▸ Written problem:
Leave out the pictures and retype only the lines from the opening line to the line that holds "outliersNoTiresMethane, outliersNoTiresRSC, outliersNoTiresAr];", both ends included.

====== Collected material

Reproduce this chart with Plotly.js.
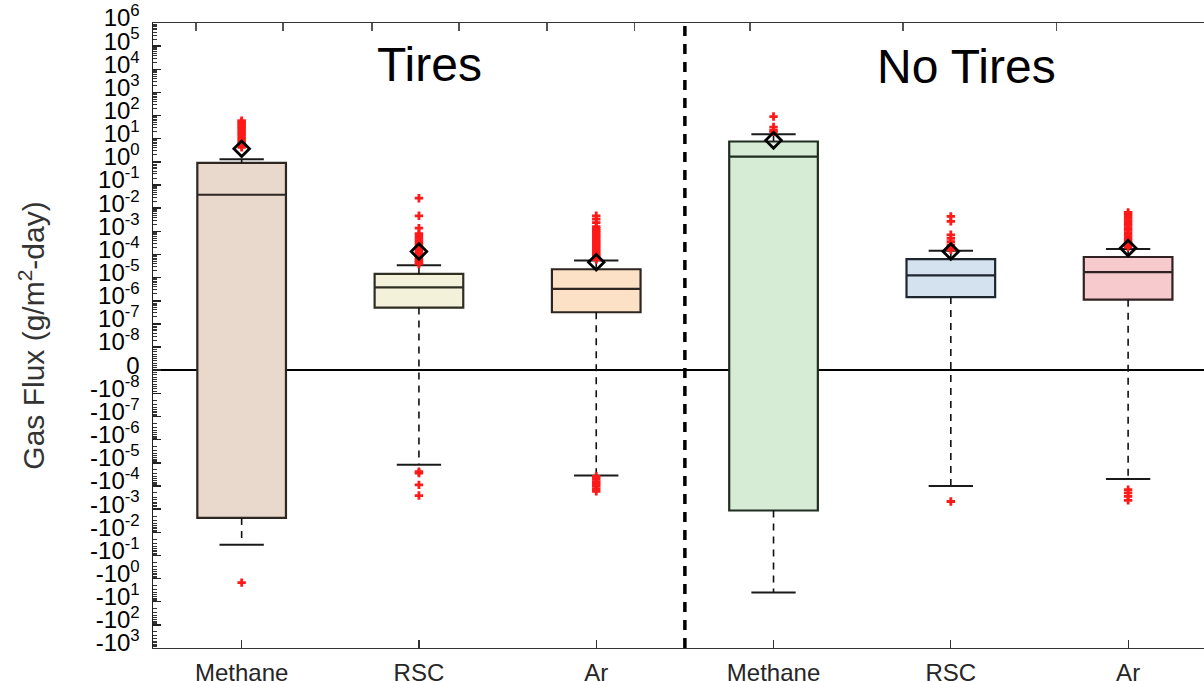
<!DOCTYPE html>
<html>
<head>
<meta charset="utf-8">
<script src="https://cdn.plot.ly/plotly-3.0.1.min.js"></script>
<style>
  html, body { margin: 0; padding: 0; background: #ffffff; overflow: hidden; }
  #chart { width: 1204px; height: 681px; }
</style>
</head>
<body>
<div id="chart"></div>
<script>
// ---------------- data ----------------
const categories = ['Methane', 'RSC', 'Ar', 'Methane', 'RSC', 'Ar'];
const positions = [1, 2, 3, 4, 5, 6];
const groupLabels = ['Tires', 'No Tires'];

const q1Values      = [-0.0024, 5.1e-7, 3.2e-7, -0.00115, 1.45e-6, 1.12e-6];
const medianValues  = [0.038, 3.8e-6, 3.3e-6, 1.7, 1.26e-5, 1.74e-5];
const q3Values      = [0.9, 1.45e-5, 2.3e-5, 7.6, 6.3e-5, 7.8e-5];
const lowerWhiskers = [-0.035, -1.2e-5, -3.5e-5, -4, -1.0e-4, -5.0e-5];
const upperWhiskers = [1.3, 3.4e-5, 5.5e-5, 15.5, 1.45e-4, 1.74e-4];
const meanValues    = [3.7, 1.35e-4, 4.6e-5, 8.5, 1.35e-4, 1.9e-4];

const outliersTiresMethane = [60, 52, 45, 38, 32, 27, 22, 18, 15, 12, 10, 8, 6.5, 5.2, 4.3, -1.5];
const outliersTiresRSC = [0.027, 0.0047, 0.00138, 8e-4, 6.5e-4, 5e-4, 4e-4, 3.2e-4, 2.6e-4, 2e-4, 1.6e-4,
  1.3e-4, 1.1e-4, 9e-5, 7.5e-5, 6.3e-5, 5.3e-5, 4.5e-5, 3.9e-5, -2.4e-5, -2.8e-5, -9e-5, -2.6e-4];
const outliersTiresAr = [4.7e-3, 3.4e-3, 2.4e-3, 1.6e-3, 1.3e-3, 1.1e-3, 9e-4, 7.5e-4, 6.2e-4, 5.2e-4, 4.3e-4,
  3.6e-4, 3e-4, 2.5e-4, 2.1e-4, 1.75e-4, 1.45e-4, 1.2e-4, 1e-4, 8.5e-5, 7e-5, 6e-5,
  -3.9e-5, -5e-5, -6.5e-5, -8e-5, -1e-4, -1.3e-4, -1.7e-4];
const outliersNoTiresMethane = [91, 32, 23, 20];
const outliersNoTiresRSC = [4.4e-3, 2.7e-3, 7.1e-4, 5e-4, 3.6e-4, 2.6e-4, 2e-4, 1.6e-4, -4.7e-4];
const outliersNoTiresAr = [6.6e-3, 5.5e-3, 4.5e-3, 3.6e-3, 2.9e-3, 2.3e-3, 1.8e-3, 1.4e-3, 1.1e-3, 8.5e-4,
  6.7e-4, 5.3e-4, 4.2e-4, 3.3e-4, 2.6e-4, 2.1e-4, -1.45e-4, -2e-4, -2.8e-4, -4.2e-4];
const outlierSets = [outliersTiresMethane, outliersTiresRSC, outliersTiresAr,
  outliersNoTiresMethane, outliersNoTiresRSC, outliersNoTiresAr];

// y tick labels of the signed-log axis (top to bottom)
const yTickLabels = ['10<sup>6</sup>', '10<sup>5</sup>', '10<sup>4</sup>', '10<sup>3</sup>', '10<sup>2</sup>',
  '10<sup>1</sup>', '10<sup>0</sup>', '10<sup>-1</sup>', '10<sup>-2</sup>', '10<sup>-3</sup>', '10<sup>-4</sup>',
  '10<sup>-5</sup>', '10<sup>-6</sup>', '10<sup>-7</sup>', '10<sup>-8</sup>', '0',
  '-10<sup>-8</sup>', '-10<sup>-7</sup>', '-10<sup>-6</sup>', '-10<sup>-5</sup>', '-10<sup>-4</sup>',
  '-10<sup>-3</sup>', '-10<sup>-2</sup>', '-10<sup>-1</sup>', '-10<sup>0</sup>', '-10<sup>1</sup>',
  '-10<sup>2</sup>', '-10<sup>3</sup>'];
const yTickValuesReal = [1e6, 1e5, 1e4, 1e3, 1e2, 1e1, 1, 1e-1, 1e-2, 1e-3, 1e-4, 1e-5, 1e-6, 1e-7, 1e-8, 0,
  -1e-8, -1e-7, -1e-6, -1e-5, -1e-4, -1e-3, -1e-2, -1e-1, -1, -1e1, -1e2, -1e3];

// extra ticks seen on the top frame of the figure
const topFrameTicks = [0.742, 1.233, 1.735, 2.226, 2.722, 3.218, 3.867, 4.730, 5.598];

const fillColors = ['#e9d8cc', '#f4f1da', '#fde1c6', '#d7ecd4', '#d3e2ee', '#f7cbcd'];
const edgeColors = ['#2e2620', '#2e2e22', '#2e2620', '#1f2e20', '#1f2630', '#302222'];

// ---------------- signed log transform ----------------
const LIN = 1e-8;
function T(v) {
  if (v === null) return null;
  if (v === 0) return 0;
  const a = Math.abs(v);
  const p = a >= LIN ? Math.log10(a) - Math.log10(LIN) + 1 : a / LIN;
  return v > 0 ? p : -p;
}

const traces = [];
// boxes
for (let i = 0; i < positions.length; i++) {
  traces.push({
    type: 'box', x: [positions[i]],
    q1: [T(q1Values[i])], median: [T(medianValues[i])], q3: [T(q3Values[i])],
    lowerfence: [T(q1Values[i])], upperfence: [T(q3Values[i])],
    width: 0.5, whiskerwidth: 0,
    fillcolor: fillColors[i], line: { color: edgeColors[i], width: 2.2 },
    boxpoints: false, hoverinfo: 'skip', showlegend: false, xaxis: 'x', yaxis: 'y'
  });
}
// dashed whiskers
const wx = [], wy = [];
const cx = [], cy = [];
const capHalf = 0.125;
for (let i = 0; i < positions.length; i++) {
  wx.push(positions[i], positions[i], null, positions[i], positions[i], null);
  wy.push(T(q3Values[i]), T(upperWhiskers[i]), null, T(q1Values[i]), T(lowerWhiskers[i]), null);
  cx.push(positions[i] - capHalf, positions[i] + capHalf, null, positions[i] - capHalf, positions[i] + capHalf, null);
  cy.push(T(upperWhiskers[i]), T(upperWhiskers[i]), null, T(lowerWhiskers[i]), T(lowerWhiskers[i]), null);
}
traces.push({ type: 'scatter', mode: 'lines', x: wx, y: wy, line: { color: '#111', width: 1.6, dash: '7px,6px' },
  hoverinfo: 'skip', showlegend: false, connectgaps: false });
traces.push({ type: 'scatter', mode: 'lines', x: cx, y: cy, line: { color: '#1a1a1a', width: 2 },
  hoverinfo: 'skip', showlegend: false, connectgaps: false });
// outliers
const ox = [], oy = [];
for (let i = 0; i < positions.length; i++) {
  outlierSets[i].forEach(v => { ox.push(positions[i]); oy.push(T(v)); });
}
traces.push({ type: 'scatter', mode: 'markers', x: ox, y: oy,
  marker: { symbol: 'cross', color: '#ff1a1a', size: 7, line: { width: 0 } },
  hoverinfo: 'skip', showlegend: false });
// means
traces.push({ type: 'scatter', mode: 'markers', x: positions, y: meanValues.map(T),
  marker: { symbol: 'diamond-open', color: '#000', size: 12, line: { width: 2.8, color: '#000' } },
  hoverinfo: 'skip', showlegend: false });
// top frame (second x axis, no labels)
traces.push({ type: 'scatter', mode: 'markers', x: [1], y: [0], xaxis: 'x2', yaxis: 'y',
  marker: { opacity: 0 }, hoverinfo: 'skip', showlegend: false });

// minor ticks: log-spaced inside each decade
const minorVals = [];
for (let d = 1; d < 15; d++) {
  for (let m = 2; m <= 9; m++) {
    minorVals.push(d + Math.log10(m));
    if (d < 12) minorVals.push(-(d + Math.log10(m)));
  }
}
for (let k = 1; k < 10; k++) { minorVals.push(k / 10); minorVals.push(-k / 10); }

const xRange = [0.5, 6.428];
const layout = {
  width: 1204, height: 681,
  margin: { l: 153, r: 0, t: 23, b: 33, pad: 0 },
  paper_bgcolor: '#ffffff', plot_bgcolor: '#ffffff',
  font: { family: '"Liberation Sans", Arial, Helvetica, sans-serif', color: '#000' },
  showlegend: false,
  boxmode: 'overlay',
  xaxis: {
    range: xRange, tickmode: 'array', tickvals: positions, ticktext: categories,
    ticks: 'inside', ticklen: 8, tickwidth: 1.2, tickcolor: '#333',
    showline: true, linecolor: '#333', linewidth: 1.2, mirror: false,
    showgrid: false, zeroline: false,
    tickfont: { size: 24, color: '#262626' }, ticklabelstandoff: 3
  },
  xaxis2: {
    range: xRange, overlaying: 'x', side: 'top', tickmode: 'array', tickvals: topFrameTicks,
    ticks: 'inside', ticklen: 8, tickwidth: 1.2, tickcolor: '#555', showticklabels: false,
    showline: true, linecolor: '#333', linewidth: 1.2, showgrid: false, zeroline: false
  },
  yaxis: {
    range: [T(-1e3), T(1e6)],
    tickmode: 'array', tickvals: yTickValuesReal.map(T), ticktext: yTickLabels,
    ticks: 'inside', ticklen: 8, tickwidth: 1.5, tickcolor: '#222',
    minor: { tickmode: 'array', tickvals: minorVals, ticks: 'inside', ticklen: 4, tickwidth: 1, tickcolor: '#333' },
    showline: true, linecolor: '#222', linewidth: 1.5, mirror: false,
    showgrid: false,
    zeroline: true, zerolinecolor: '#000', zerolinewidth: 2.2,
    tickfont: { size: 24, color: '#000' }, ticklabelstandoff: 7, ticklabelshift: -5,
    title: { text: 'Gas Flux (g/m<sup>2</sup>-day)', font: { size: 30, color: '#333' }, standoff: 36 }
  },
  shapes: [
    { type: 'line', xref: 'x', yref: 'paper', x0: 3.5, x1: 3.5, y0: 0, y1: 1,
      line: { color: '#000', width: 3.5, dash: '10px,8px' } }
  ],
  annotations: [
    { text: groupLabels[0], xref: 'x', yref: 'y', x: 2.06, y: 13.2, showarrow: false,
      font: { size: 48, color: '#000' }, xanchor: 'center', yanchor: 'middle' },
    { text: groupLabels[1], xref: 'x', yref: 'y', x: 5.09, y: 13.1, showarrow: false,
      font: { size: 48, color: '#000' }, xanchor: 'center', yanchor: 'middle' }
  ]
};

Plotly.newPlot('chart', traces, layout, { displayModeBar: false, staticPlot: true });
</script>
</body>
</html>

============

▸ Result for this task:
Reproduce this chart with Plotly.js.
<!DOCTYPE html>
<html>
<head>
<meta charset="utf-8">
<script src="https://cdn.plot.ly/plotly-3.0.1.min.js"></script>
<style>
  html, body { margin: 0; padding: 0; background: #ffffff; overflow: hidden; }
  #chart { width: 1204px; height: 681px; }
</style>
</head>
<body>
<div id="chart"></div>
<script>
// ---------------- data ----------------
const categories = ['Methane', 'RSC', 'Ar', 'Methane', 'RSC', 'Ar'];
const positions = [1, 2, 3, 4, 5, 6];
const groupLabels = ['Tires', 'No Tires'];

const q1Values      = [-0.0024, 5.1e-7, 3.2e-7, -0.00115, 1.45e-6, 1.12e-6];
const medianValues  = [0.038, 3.8e-6, 3.3e-6, 1.7, 1.26e-5, 1.74e-5];
const q3Values      = [0.9, 1.45e-5, 2.3e-5, 7.6, 6.3e-5, 7.8e-5];
const lowerWhiskers = [-0.035, -1.2e-5, -3.5e-5, -4, -1.0e-4, -5.0e-5];
const upperWhiskers = [1.3, 3.4e-5, 5.5e-5, 15.5, 1.45e-4, 1.74e-4];
const meanValues    = [3.7, 1.35e-4, 4.6e-5, 8.5, 1.35e-4, 1.9e-4];

const outliersTiresMethane = [60, 52, 45, 38, 32, 27, 22, 18, 15, 12, 10, 8, 6.5, 5.2, 4.3, -1.5];
const outliersTiresRSC = [0.027, 0.0047, 0.00138, 8e-4, 6.5e-4, 5e-4, 4e-4, 3.2e-4, 2.6e-4, 2e-4, 1.6e-4,
  1.3e-4, 1.1e-4, 9e-5, 7.5e-5, 6.3e-5, 5.3e-5, 4.5e-5, 3.9e-5, -2.4e-5, -2.8e-5, -9e-5, -2.6e-4];
const outliersTiresAr = [4.7e-3, 3.4e-3, 2.4e-3, 1.6e-3, 1.3e-3, 1.1e-3, 9e-4, 7.5e-4, 6.2e-4, 5.2e-4, 4.3e-4,
  3.6e-4, 3e-4, 2.5e-4, 2.1e-4, 1.75e-4, 1.45e-4, 1.2e-4, 1e-4, 8.5e-5, 7e-5, 6e-5,
  -3.9e-5, -5e-5, -6.5e-5, -8e-5, -1e-4, -1.3e-4, -1.7e-4];
const outliersNoTiresMethane = [91, 32, 23, 20];
const outliersNoTiresRSC = [4.4e-3, 2.7e-3, 7.1e-4, 5e-4, 3.6e-4, 2.6e-4, 2e-4, 1.6e-4, -4.7e-4];
const outliersNoTiresAr = [6.6e-3, 5.5e-3, 4.5e-3, 3.6e-3, 2.9e-3, 2.3e-3, 1.8e-3, 1.4e-3, 1.1e-3, 8.5e-4,
  6.7e-4, 5.3e-4, 4.2e-4, 3.3e-4, 2.6e-4, 2.1e-4, -1.45e-4, -2e-4, -2.8e-4, -4.2e-4];
const outlierSets = [outliersTiresMethane, outliersTiresRSC, outliersTiresAr,
  outliersNoTiresMethane, outliersNoTiresRSC, outliersNoTiresAr];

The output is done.